The future focus of education and career development is learning to learn and adapting for the future.
The linear nature of career development—from traditional education system to long-term employment—is fast becoming irrelevant. It will be crucial for society and workers to use new-found skills to manipulate knowledge for the greatest impact. These skills include changemaking, agility, self-direction and agency, critical thinking, problem solving, cognitive empathy, collaboration, and innovation.
Business leaders agree that we must do more to prepare our young people for the future, including modernizing the learning systems used in schools, universities, and other educational institutions.
Many businesses interviewed offered exciting ideas for reshaping learning ecosystems through private and public sector collaboration, including transforming the way they attract, recruit, manage, and develop talent.
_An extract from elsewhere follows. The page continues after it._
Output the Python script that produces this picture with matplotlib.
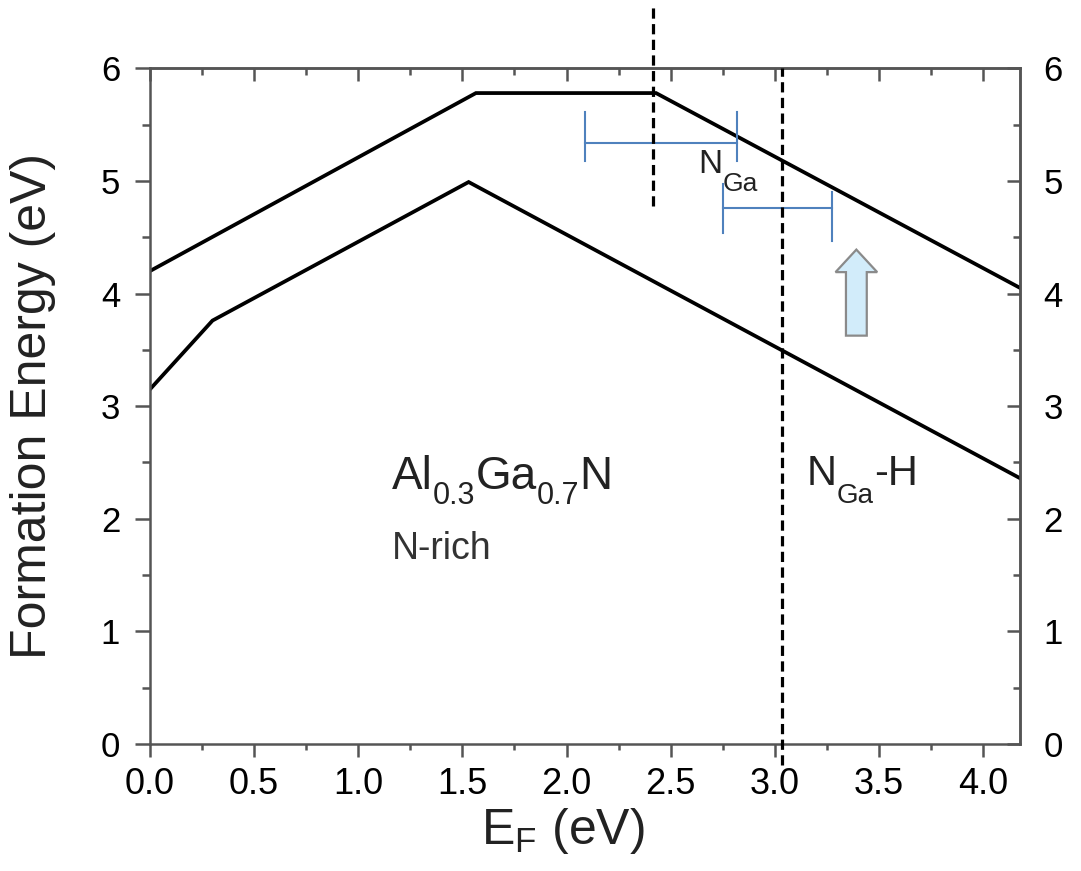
import numpy as np
import matplotlib
matplotlib.use('Agg')
import matplotlib.pyplot as plt
from matplotlib.patches import FancyArrow

plt.rcParams['font.family'] = ['Liberation Sans', 'DejaVu Sans']

# ---------------------------------------------------------------------------
# Data
# ---------------------------------------------------------------------------
ngah_ef = [0.0, 1.565, 2.43, 4.178]          # upper curve (N_Ga)
ngah_e = [4.20, 5.78, 5.78, 4.05]
ngah2_ef = [0.0, 0.30, 1.53, 4.178]          # lower curve (N_Ga-H)
ngah2_e = [3.15, 3.76, 4.99, 2.36]

# blue horizontal bars: x range, y level, cap ranges (left, right)
bar1_x = [2.089, 2.82]
bar1_y = 5.335
bar1_caps = [(5.18, 5.615), (5.18, 5.615)]
bar2_x = [2.753, 3.273]
bar2_y = 4.757
bar2_caps = [(4.54, 4.97), (4.47, 4.90)]

# dashed verticals: x, y_low, y_high
vline1 = (2.417, 4.78, 6.56)
vline2 = (3.035, -0.19, 6.0)

# arrow: x, base, tip
arrow_x, arrow_base, arrow_tip = 3.392, 3.626, 4.39

xticks = [0.0, 0.5, 1.0, 1.5, 2.0, 2.5, 3.0, 3.5, 4.0]
yticks = [0, 1, 2, 3, 4, 5, 6]

SPINE = '#555555'
TXT = '#222222'


def draw_formula(ax, x, y, parts, color=TXT):
    """Draw text pieces one after the other; parts = (text, size, shift_px)."""
    fig = ax.figure
    renderer = fig.canvas.get_renderer()
    xp, yp = ax.transData.transform((x, y))
    for s, size, dy in parts:
        t = ax.text(xp, yp + dy, s, fontsize=size, va='baseline', ha='left',
                    color=color, transform=None)
        bb = t.get_window_extent(renderer)
        xp = bb.x1


fig = plt.figure(figsize=(10.81, 8.71), dpi=100)
ax = fig.add_axes([0.1388, 0.1458, 0.9436 - 0.1388, 0.9216 - 0.1458])

ax.plot(ngah_ef, ngah_e, color='black', lw=2.7, solid_joinstyle='miter')
ax.plot(ngah2_ef, ngah2_e, color='black', lw=2.7, solid_joinstyle='miter')

# blue bars
blue = '#4f81bd'
for bx, by, caps in [(bar1_x, bar1_y, bar1_caps), (bar2_x, bar2_y, bar2_caps)]:
    ax.plot(bx, [by, by], color=blue, lw=1.5)
    for cx, (c0, c1) in zip(bx, caps):
        ax.plot([cx, cx], [c0, c1], color=blue, lw=1.5)

# dashed lines
for vx, v0, v1 in [vline1, vline2]:
    ax.plot([vx, vx], [v0, v1], color='black', lw=2.3, dashes=(3.2, 1.7),
            clip_on=False, zorder=5)

# arrow
arr = FancyArrow(arrow_x, arrow_base, 0, arrow_tip - arrow_base,
                 width=0.10, head_width=0.20, head_length=0.20,
                 length_includes_head=True, facecolor='#d2ecfa',
                 edgecolor='#8a8a8a', lw=1.6, zorder=4)
ax.add_patch(arr)

ax.set_xlim(0, 4.178)
ax.set_ylim(0, 6)
ax.set_xticks(xticks)
ax.set_xticklabels([f'{v:.1f}' for v in xticks])
ax.set_xticks(np.arange(0.25, 4.1, 0.5), minor=True)
ax.set_yticks(yticks)
ax.set_yticks(np.arange(0.5, 6, 1.0), minor=True)

for sp in ax.spines.values():
    sp.set_color(SPINE)
    sp.set_linewidth(1.8)

ax.tick_params(axis='y', which='major', direction='out', length=10.5,
               width=1.8, color=SPINE, labelsize=25, pad=11)
ax.tick_params(axis='y', which='minor', direction='out', length=5.5,
               width=1.8, color=SPINE)
ax.tick_params(axis='x', which='major', direction='out', length=9.5,
               width=1.8, color=SPINE, labelsize=26, pad=7)
ax.tick_params(axis='x', which='minor', direction='out', length=4.5,
               width=1.8, color=SPINE)

# top and right ticks point inward
top = ax.secondary_xaxis('top')
top.set_xticks(xticks)
top.set_xticks(np.arange(0.25, 4.1, 0.5), minor=True)
top.tick_params(which='major', direction='in', length=9.5, width=1.8,
                color=SPINE, labeltop=False)
top.tick_params(which='minor', direction='in', length=5, width=1.8, color=SPINE)
top.spines['top'].set_color(SPINE)
top.spines['top'].set_linewidth(1.8)

right = ax.secondary_yaxis('right')
right.set_yticks(yticks)
right.set_yticks(np.arange(0.5, 6, 1.0), minor=True)
right.tick_params(which='major', direction='in', length=9.5, width=1.8,
                  color=SPINE, labelsize=25, pad=17)
right.tick_params(which='minor', direction='in', length=5, width=1.8,
                  color=SPINE)
right.spines['right'].set_color(SPINE)
right.spines['right'].set_linewidth(1.8)

ax.set_ylabel('Formation Energy (eV)', fontsize=36, color=TXT)
ax.yaxis.set_label_coords(-0.108, 0.5)
ax.set_xlabel(r'E$_\mathregular{F}$ (eV)', fontsize=36, color=TXT)
ax.xaxis.set_label_coords(0.474, -0.092)

# annotations
draw_formula(ax, 2.632, 5.068, [('N', 24, 0), ('Ga', 19, -18)])
draw_formula(ax, 1.162, 2.26, [('Al', 33, 0), ('0.3', 22, -15),
                               ('Ga', 33, 0), ('0.7', 22, -15), ('N', 33, 0)])
ax.text(1.162, 1.64, 'N-rich', fontsize=27, color='#333333', va='baseline')
draw_formula(ax, 3.155, 2.30, [('N', 30, 0), ('Ga', 20, -18), ('-H', 30, 0)])

fig.savefig('out.png', dpi=100)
Business leaders identified barriers to systemic change, including employers’ risk-averse recruitment practices; traditional adult mindsets and behaviors around definitions and pathways to success; individualistic, dehumanizing cultures that encourage fear of failure; and lack of collective vision and collaboration.
Given all the above, cyclical education methods that simply react to the needs of industry and economic productivity may no longer be valid. Efforts to educate and empower young people to be changemakers may play a leading role in giving them purpose and social fluency. These efforts may also ultimately help balance the need to generate profit with the desire to create the biggest impact for the greater good of humanity.